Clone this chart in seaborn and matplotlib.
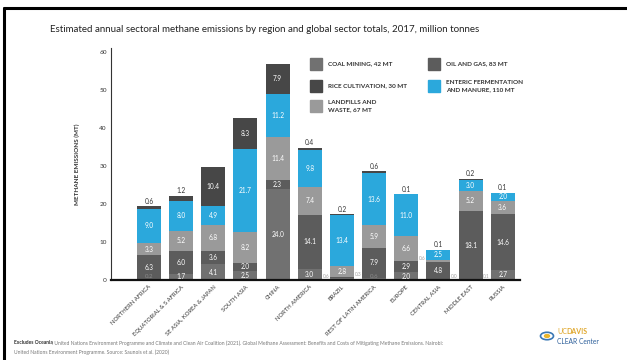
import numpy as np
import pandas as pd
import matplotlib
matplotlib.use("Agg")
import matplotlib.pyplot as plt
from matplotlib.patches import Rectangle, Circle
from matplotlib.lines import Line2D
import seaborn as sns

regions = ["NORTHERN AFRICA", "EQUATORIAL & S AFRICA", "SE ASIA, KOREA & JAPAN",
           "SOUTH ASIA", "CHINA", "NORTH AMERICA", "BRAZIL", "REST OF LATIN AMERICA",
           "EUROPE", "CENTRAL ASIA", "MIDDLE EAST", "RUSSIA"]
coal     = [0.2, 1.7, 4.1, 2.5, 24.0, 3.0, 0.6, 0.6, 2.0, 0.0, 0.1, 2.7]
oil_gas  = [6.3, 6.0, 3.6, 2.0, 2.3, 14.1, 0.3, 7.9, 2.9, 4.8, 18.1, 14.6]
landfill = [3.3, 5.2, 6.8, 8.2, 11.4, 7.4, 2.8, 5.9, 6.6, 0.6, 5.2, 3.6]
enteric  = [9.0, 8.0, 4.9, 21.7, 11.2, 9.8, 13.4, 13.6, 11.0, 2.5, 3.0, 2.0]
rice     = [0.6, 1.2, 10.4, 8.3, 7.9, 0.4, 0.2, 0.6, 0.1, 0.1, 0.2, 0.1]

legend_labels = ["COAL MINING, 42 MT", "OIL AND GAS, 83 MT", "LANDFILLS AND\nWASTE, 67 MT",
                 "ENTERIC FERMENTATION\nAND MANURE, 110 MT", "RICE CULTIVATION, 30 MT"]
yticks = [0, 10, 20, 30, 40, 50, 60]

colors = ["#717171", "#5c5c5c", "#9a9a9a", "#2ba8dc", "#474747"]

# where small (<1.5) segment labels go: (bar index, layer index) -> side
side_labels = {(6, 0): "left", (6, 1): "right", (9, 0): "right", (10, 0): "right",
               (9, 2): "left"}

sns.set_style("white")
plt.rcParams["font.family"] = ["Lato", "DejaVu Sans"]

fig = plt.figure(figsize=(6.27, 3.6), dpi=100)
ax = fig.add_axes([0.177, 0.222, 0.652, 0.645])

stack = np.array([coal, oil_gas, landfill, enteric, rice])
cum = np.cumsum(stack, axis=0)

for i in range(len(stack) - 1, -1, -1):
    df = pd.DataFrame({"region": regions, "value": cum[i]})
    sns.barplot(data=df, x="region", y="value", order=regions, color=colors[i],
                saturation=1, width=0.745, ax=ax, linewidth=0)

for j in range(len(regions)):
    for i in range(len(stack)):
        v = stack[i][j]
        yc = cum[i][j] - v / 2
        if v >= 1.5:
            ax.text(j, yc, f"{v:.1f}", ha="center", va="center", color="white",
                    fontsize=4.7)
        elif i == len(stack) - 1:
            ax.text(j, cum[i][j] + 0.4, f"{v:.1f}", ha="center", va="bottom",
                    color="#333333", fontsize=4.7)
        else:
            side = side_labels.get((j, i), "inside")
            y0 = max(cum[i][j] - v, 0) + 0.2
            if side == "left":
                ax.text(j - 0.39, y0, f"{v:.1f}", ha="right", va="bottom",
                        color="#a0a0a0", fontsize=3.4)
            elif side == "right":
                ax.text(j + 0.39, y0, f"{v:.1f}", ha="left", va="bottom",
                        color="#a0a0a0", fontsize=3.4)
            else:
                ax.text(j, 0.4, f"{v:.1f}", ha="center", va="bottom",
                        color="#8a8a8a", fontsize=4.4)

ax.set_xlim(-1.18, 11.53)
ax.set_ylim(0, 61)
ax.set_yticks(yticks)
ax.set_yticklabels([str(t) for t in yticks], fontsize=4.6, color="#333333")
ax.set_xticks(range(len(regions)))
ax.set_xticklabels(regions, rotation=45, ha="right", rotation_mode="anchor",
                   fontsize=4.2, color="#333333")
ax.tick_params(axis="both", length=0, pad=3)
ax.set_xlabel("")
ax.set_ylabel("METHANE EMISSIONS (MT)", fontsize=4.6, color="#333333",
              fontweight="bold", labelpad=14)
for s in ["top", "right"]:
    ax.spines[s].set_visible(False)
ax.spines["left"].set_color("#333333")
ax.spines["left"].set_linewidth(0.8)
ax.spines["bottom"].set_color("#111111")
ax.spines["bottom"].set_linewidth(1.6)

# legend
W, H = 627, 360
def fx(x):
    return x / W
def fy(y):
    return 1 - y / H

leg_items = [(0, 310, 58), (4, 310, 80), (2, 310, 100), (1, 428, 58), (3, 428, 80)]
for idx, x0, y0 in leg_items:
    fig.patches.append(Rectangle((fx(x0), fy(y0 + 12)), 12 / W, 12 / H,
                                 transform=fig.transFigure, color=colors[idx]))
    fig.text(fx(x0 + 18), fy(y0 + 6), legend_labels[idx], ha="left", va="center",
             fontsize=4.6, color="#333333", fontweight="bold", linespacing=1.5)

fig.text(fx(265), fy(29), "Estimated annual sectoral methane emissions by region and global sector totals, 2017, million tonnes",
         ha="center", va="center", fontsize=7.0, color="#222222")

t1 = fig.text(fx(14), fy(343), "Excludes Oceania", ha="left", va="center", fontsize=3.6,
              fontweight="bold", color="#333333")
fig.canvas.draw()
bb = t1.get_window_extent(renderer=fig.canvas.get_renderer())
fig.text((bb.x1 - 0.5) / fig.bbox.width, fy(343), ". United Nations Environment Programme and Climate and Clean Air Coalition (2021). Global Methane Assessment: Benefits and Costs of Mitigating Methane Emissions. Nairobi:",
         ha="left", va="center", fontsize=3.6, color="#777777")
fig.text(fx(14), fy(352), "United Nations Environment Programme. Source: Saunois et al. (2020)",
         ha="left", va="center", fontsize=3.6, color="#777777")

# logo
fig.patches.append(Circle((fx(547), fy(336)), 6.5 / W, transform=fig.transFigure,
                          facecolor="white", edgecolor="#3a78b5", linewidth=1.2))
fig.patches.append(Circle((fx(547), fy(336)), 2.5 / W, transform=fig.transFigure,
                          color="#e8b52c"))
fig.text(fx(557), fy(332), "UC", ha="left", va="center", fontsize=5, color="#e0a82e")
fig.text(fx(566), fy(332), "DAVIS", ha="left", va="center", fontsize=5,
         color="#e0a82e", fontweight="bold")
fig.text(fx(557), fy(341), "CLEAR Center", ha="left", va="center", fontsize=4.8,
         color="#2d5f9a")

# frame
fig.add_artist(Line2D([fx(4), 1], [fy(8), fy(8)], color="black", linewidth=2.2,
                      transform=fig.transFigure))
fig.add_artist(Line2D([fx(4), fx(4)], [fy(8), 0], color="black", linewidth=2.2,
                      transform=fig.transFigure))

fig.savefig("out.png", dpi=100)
####
Please transcribe the material above exactly as written. Leave the pictures out.

Clone this chart in seaborn and matplotlib.
import numpy as np
import pandas as pd
import matplotlib
matplotlib.use("Agg")
import matplotlib.pyplot as plt
from matplotlib.patches import Rectangle, Circle
from matplotlib.lines import Line2D
import seaborn as sns

regions = ["NORTHERN AFRICA", "EQUATORIAL & S AFRICA", "SE ASIA, KOREA & JAPAN",
           "SOUTH ASIA", "CHINA", "NORTH AMERICA", "BRAZIL", "REST OF LATIN AMERICA",
           "EUROPE", "CENTRAL ASIA", "MIDDLE EAST", "RUSSIA"]
coal     = [0.2, 1.7, 4.1, 2.5, 24.0, 3.0, 0.6, 0.6, 2.0, 0.0, 0.1, 2.7]
oil_gas  = [6.3, 6.0, 3.6, 2.0, 2.3, 14.1, 0.3, 7.9, 2.9, 4.8, 18.1, 14.6]
landfill = [3.3, 5.2, 6.8, 8.2, 11.4, 7.4, 2.8, 5.9, 6.6, 0.6, 5.2, 3.6]
enteric  = [9.0, 8.0, 4.9, 21.7, 11.2, 9.8, 13.4, 13.6, 11.0, 2.5, 3.0, 2.0]
rice     = [0.6, 1.2, 10.4, 8.3, 7.9, 0.4, 0.2, 0.6, 0.1, 0.1, 0.2, 0.1]

legend_labels = ["COAL MINING, 42 MT", "OIL AND GAS, 83 MT", "LANDFILLS AND\nWASTE, 67 MT",
                 "ENTERIC FERMENTATION\nAND MANURE, 110 MT", "RICE CULTIVATION, 30 MT"]
yticks = [0, 10, 20, 30, 40, 50, 60]

colors = ["#717171", "#5c5c5c", "#9a9a9a", "#2ba8dc", "#474747"]

# where small (<1.5) segment labels go: (bar index, layer index) -> side
side_labels = {(6, 0): "left", (6, 1): "right", (9, 0): "right", (10, 0): "right",
               (9, 2): "left"}

sns.set_style("white")
plt.rcParams["font.family"] = ["Lato", "DejaVu Sans"]

fig = plt.figure(figsize=(6.27, 3.6), dpi=100)
ax = fig.add_axes([0.177, 0.222, 0.652, 0.645])

stack = np.array([coal, oil_gas, landfill, enteric, rice])
cum = np.cumsum(stack, axis=0)

for i in range(len(stack) - 1, -1, -1):
    df = pd.DataFrame({"region": regions, "value": cum[i]})
    sns.barplot(data=df, x="region", y="value", order=regions, color=colors[i],
                saturation=1, width=0.745, ax=ax, linewidth=0)

for j in range(len(regions)):
    for i in range(len(stack)):
        v = stack[i][j]
        yc = cum[i][j] - v / 2
        if v >= 1.5:
            ax.text(j, yc, f"{v:.1f}", ha="center", va="center", color="white",
                    fontsize=4.7)
        elif i == len(stack) - 1:
            ax.text(j, cum[i][j] + 0.4, f"{v:.1f}", ha="center", va="bottom",
                    color="#333333", fontsize=4.7)
        else:
            side = side_labels.get((j, i), "inside")
            y0 = max(cum[i][j] - v, 0) + 0.2
            if side == "left":
                ax.text(j - 0.39, y0, f"{v:.1f}", ha="right", va="bottom",
                        color="#a0a0a0", fontsize=3.4)
            elif side == "right":
                ax.text(j + 0.39, y0, f"{v:.1f}", ha="left", va="bottom",
                        color="#a0a0a0", fontsize=3.4)
            else:
                ax.text(j, 0.4, f"{v:.1f}", ha="center", va="bottom",
                        color="#8a8a8a", fontsize=4.4)

ax.set_xlim(-1.18, 11.53)
ax.set_ylim(0, 61)
ax.set_yticks(yticks)
ax.set_yticklabels([str(t) for t in yticks], fontsize=4.6, color="#333333")
ax.set_xticks(range(len(regions)))
ax.set_xticklabels(regions, rotation=45, ha="right", rotation_mode="anchor",
                   fontsize=4.2, color="#333333")
ax.tick_params(axis="both", length=0, pad=3)
ax.set_xlabel("")
ax.set_ylabel("METHANE EMISSIONS (MT)", fontsize=4.6, color="#333333",
              fontweight="bold", labelpad=14)
for s in ["top", "right"]:
    ax.spines[s].set_visible(False)
ax.spines["left"].set_color("#333333")
ax.spines["left"].set_linewidth(0.8)
ax.spines["bottom"].set_color("#111111")
ax.spines["bottom"].set_linewidth(1.6)

# legend
W, H = 627, 360
def fx(x):
    return x / W
def fy(y):
    return 1 - y / H

leg_items = [(0, 310, 58), (4, 310, 80), (2, 310, 100), (1, 428, 58), (3, 428, 80)]
for idx, x0, y0 in leg_items:
    fig.patches.append(Rectangle((fx(x0), fy(y0 + 12)), 12 / W, 12 / H,
                                 transform=fig.transFigure, color=colors[idx]))
    fig.text(fx(x0 + 18), fy(y0 + 6), legend_labels[idx], ha="left", va="center",
             fontsize=4.6, color="#333333", fontweight="bold", linespacing=1.5)

fig.text(fx(265), fy(29), "Estimated annual sectoral methane emissions by region and global sector totals, 2017, million tonnes",
         ha="center", va="center", fontsize=7.0, color="#222222")

t1 = fig.text(fx(14), fy(343), "Excludes Oceania", ha="left", va="center", fontsize=3.6,
              fontweight="bold", color="#333333")
fig.canvas.draw()
bb = t1.get_window_extent(renderer=fig.canvas.get_renderer())
fig.text((bb.x1 - 0.5) / fig.bbox.width, fy(343), ". United Nations Environment Programme and Climate and Clean Air Coalition (2021). Global Methane Assessment: Benefits and Costs of Mitigating Methane Emissions. Nairobi:",
         ha="left", va="center", fontsize=3.6, color="#777777")
fig.text(fx(14), fy(352), "United Nations Environment Programme. Source: Saunois et al. (2020)",
         ha="left", va="center", fontsize=3.6, color="#777777")

# logo
fig.patches.append(Circle((fx(547), fy(336)), 6.5 / W, transform=fig.transFigure,
                          facecolor="white", edgecolor="#3a78b5", linewidth=1.2))
fig.patches.append(Circle((fx(547), fy(336)), 2.5 / W, transform=fig.transFigure,
                          color="#e8b52c"))
fig.text(fx(557), fy(332), "UC", ha="left", va="center", fontsize=5, color="#e0a82e")
fig.text(fx(566), fy(332), "DAVIS", ha="left", va="center", fontsize=5,
         color="#e0a82e", fontweight="bold")
fig.text(fx(557), fy(341), "CLEAR Center", ha="left", va="center", fontsize=4.8,
         color="#2d5f9a")

# frame
fig.add_artist(Line2D([fx(4), 1], [fy(8), fy(8)], color="black", linewidth=2.2,
                      transform=fig.transFigure))
fig.add_artist(Line2D([fx(4), fx(4)], [fy(8), 0], color="black", linewidth=2.2,
                      transform=fig.transFigure))

fig.savefig("out.png", dpi=100)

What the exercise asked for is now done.